To clarify - "No one else has the right to tell you what country(-ies) to feel an emotional attachment to, or an identification with" - obviously your emotional attachment might not match the legal situation. But the legalities of citizenship are increasingly, for some members of the global workforce, being treated as a bureaucratic obstacle, not as an exact reflection of who they really are. Murdoch gave up his Australian citizenship because he had to, at that point in history, to become a US citizen and even more insanely rich. Nowadays he wouldn't have to, so why would he?

Another possibility occurred to me - that of people who identify so strongly with another country and culture that they consider themselves part of it, even if they weren't born or raised there and aren't legally its citizens. Could we consider such people to 'be Australians' (or whatever their adopted land is)? I'd say we often do. There are examples of those sorts of people everywhere, and throughout history: the early explorers 'going native'; the backpackers who overstay their visas and get found out twenty years later, only to be fiercely defended by their (new) countrymen against bureaucratic attempts to kick them out.

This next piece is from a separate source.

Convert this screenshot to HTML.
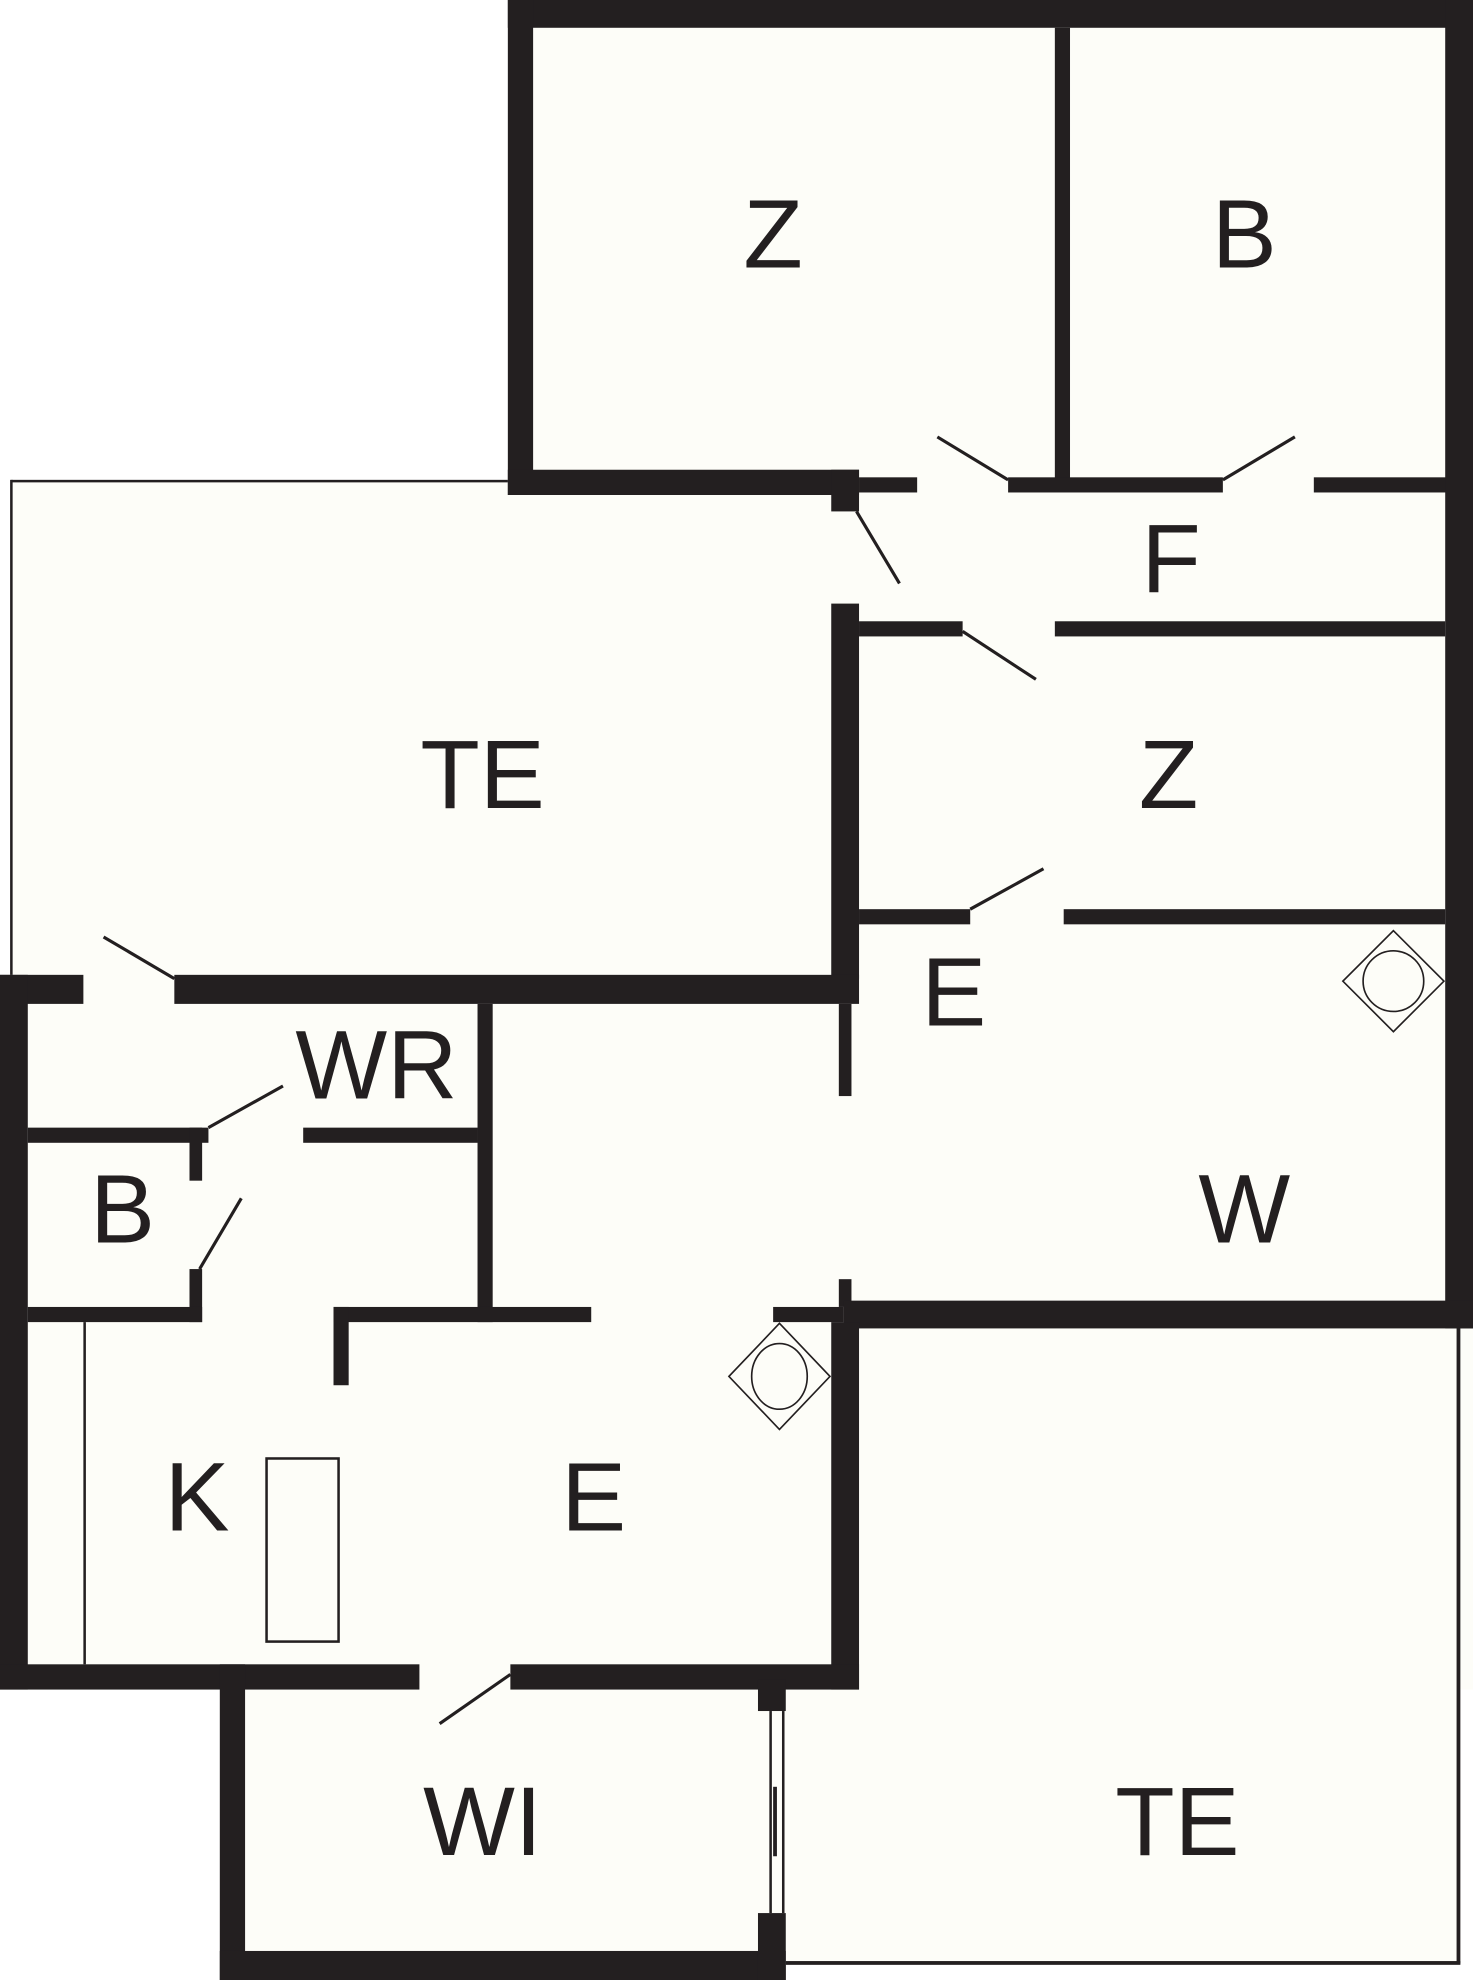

We can even consider someone who has never been to Australia as Australian - children born overseas to Australian parents legally are, and depending on their upbringing might even have an Aussie accent. It's hard to imagine someone with no connection to the country whatsoever thinking of themselves as Australian, but if there was ever a real-life example of such a person, it would be interesting to see how they were received. I can imagine them doing pretty well on the talk-show circuit.
posted by rory at 6:56 AM on February 3, 2004


(Children born overseas to Australian parents legally are can be... they have to be registered.)